▶

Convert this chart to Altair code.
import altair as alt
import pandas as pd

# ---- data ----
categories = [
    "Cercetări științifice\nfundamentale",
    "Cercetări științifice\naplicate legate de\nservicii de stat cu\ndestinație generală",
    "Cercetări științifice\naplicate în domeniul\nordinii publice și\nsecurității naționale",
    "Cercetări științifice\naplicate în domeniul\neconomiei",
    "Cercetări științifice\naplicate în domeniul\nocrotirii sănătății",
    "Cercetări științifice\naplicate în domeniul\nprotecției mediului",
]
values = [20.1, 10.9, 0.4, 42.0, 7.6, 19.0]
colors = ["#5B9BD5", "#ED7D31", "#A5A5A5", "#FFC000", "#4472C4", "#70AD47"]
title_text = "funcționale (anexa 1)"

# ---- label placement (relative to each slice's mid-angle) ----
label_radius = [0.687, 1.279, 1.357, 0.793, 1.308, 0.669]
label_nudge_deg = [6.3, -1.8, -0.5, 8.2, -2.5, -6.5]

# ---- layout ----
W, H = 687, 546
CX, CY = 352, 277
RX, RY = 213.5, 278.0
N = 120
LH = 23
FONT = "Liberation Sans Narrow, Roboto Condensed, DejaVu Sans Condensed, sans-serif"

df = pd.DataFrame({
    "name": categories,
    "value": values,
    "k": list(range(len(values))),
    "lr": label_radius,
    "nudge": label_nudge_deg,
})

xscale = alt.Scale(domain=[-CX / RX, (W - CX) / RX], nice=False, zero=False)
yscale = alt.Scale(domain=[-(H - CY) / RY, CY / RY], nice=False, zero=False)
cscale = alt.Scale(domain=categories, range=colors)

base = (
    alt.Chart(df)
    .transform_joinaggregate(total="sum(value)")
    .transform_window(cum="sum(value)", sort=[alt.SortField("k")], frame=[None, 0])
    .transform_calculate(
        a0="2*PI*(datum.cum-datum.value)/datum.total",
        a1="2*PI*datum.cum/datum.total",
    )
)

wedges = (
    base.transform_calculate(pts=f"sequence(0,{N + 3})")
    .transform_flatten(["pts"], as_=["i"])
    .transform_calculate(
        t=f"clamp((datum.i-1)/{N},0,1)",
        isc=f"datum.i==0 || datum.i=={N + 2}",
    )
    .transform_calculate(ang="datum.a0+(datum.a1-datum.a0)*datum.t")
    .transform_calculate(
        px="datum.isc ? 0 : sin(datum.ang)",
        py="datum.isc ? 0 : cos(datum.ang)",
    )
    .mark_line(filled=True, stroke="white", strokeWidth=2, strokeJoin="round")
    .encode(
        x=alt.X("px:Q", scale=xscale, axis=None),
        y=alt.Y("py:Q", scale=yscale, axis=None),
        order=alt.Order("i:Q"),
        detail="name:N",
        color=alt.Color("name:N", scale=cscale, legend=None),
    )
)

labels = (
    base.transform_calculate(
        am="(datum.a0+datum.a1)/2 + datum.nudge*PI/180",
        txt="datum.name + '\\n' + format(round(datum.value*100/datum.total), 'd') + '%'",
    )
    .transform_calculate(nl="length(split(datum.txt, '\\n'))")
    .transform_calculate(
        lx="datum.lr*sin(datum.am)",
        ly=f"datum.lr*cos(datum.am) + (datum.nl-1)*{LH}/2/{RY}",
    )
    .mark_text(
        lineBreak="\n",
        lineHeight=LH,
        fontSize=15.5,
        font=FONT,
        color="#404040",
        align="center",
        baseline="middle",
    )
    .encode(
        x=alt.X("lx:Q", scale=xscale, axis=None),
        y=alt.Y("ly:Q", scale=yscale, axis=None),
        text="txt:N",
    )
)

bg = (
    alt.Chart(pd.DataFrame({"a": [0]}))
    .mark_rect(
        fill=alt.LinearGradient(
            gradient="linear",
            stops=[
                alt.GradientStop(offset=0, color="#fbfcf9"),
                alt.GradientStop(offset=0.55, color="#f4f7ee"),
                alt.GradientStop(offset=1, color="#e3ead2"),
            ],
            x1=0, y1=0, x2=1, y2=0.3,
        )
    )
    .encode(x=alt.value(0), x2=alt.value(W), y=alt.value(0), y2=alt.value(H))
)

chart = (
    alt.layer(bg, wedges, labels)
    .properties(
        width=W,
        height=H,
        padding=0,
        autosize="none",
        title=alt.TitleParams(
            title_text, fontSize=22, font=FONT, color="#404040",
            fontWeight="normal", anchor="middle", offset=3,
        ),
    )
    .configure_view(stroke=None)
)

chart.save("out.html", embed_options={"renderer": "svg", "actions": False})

◀

Starting at the first line of the data above, please restate word for word every line up to and including the one that holds "import pandas as pd", and add nothing else.

Convert this chart to Altair code.
import altair as alt
import pandas as pd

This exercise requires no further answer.